The reason these things are visible and the Great Wall is not has to do with size and contrast, not with the impressive scale or fame of the structure in question. The Great Pyramid of Giza, much shorter than the Great Wall but far wider — about 230 metres on each side — is closer to the threshold of orbital visibility, particularly at low sun angles when the play of light and shadow distinguishes it against the surrounding desert. Astronauts have attempted to see the Pyramid with the naked eye and have produced inconsistent reports. The Great Wall, despite being orders of magnitude longer, is at least an order of magnitude too narrow to compete.
Where the myth came from
The most widely-circulated modern version of the claim is generally traced to a Ripley’s Believe It or Not cartoon published in 1932, which stated that the Great Wall of China was “the mightiest work of man, the only one that would be visible to the human eye from the Moon.” Ripley’s was, at the time, one of the most popular newspaper features in the United States, syndicated to hundreds of papers with a combined readership in the tens of millions. The cartoon planted the claim firmly in mid-20th-century popular consciousness, and from there it propagated through textbooks, encyclopaedias, and casual conversation for the next several decades.
The 1932 cartoon was not the earliest version of the idea.
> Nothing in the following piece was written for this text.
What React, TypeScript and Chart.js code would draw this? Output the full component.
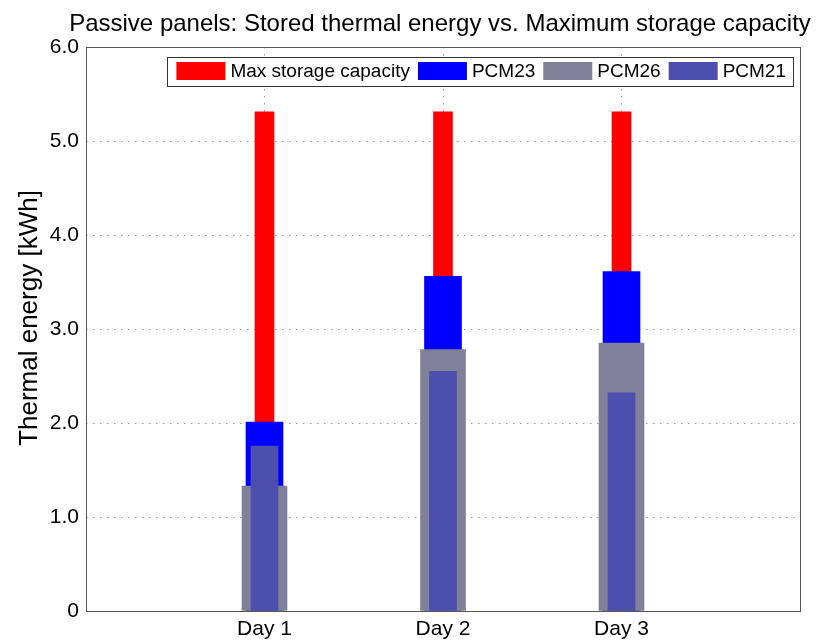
import React, { useEffect, useRef } from "react";
import { Chart, registerables } from "chart.js";

Chart.register(...registerables);

const categories = ["", "Day 1", "Day 2", "Day 3", ""];
const maxCapacity = [null, 5.31, 5.31, 5.31, null];
const pcm23 = [null, 2.01, 3.56, 3.61, null];
const pcm26 = [null, 1.33, 2.78, 2.85, null];
const pcm21 = [null, 1.755, 2.55, 2.32, null];
const yTicks = [0, 1, 2, 3, 4, 5, 6];

const FONT = "'Liberation Sans', Arial, sans-serif";

const framePlugin = {
  id: "frameAndLegend",
  afterDraw(chart: any) {
    const { ctx, chartArea } = chart;
    ctx.save();
    // frame
    ctx.strokeStyle = "#555";
    ctx.lineWidth = 1;
    ctx.setLineDash([]);
    ctx.strokeRect(
      Math.round(chartArea.left) + 0.5,
      Math.round(chartArea.top) + 0.5,
      Math.round(chartArea.right - chartArea.left),
      Math.round(chartArea.bottom - chartArea.top)
    );
    // title
    ctx.fillStyle = "#000";
    ctx.font = `24px ${FONT}`;
    ctx.textAlign = "center";
    ctx.textBaseline = "alphabetic";
    ctx.fillText(
      "Passive panels: Stored thermal energy vs. Maximum storage capacity",
      440,
      31
    );
    // y axis title
    ctx.save();
    ctx.translate(30, 318);
    ctx.rotate(-Math.PI / 2);
    ctx.font = `26px ${FONT}`;
    ctx.textBaseline = "middle";
    ctx.fillText("Thermal energy [kWh]", 0, 0);
    ctx.restore();
    // legend (inside plot, top right)
    const items = chart.data.datasets.slice().reverse();
    ctx.font = `19px ${FONT}`;
    const swW = 49, swH = 18, gapSw = 5, gapItem = 8, padL = 9, padR = 7;
    let total = padL + padR;
    items.forEach((d: any, i: number) => {
      total += swW + gapSw + ctx.measureText(d.label).width;
      if (i < items.length - 1) total += gapItem;
    });
    const right = 793;
    const left = right - total;
    const top = 57, h = 29;
    ctx.fillStyle = "#fff";
    ctx.fillRect(left, top, total, h);
    ctx.strokeStyle = "#333";
    ctx.strokeRect(Math.round(left) + 0.5, top + 0.5, Math.round(total), h);
    let x = left + padL;
    ctx.textAlign = "left";
    ctx.textBaseline = "middle";
    items.forEach((d: any) => {
      ctx.fillStyle = d.backgroundColor;
      ctx.fillRect(x, top + 5, swW, swH);
      x += swW + gapSw;
      ctx.fillStyle = "#000";
      ctx.fillText(d.label, x, top + 15);
      x += ctx.measureText(d.label).width + gapItem;
    });
    ctx.restore();
  },
};

export default function App() {
  const ref = useRef<HTMLCanvasElement>(null);
  useEffect(() => {
    if (!ref.current) return;
    const chart = new Chart(ref.current, {
      type: "bar",
      data: {
        labels: categories,
        datasets: [
          { label: "PCM21", data: pcm21, backgroundColor: "rgb(77,79,175)", barThickness: 27, grouped: false } as any,
          { label: "PCM26", data: pcm26, backgroundColor: "rgb(128,128,153)", barThickness: 45, grouped: false } as any,
          { label: "PCM23", data: pcm23, backgroundColor: "rgb(0,0,255)", barThickness: 37, grouped: false } as any,
          { label: "Max storage capacity", data: maxCapacity, backgroundColor: "rgb(255,0,0)", barThickness: 19, grouped: false } as any,
        ],
      },
      options: {
        responsive: false,
        animation: false,
        layout: { padding: { top: 47, right: 16, left: 0, bottom: 0 } },
        plugins: {
          legend: { display: false },
          title: { display: false },
          tooltip: { enabled: false },
        },
        scales: {
          x: {
            type: "category",
            offset: false,
            grid: {
              offset: false,
              drawTicks: false,
              color: (c: any) =>
                c.index === 0 || c.index === categories.length - 1 ? "rgba(0,0,0,0)" : "#999",
            },
            border: { display: false, dash: [1.5, 5.5] },
            ticks: {
              color: "#000",
              font: { size: 21, family: FONT },
              padding: 6,
              maxRotation: 0,
              autoSkip: false,
            },
            afterFit: (s: any) => {
              s.height = 30;
            },
          },
          y: {
            min: 0,
            max: 6,
            afterBuildTicks: (s: any) => {
              s.ticks = yTicks.map((v) => ({ value: v }));
            },
            grid: {
              drawTicks: false,
              color: (c: any) =>
                c.tick && (c.tick.value === 0 || c.tick.value === 6) ? "rgba(0,0,0,0)" : "#999",
            },
            border: { display: false, dash: [1.5, 5.5] },
            ticks: {
              color: "#000",
              font: { size: 21, family: FONT },
              padding: 7,
              callback: (v: any) => (Number(v) === 0 ? "0" : Number(v).toFixed(1)),
            },
            afterFit: (s: any) => {
              s.width = 86;
            },
          },
        },
      },
      plugins: [framePlugin],
    });
    return () => chart.destroy();
  }, []);
  return (
    <div style={{ position: "absolute", left: 0, top: 0, width: 816, height: 641, background: "#fff" }}>
      <canvas ref={ref} width={816} height={641} />
    </div>
  );
}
The English antiquarian William Stukeley, in a letter dated 1754 about Hadrian’s Wall and later published in his Family Memoirs (1887), wrote that “this mighty wall of four score miles in length is only exceeded by the Chinese Wall, which makes a considerable figure upon the terrestrial globe, and may be discerned at the Moon.” Stukeley’s remark, written more than two centuries before any human had been to space, is the earliest documented version of the claim. The English journalist and travel writer Henry Norman repeated a similar assertion in his 1895 book on the Far East, calling the wall “the only work of human hands on the globe visible from the Moon.” Both of these earlier sources existed in obscurity until historians traced the popular myth backward. Ripley’s, in 1932, brought the claim out of antiquarian obscurity and into the mass cultural mainstream.
The Ripley’s organisation has, in the decades since, hosted on its own website a careful debunking of the claim that originated in one of its cartoons. The Great Wall, the modern Ripley’s article notes, cannot be seen from the Moon, cannot reliably be seen with the naked eye from the International Space Station, and required favourable conditions and a long telephoto lens for even the most successful orbital photograph of it. The claim that survived in popular culture for seven decades was never tested against orbital observation until orbital observation became possible, and the moment it was tested, it failed.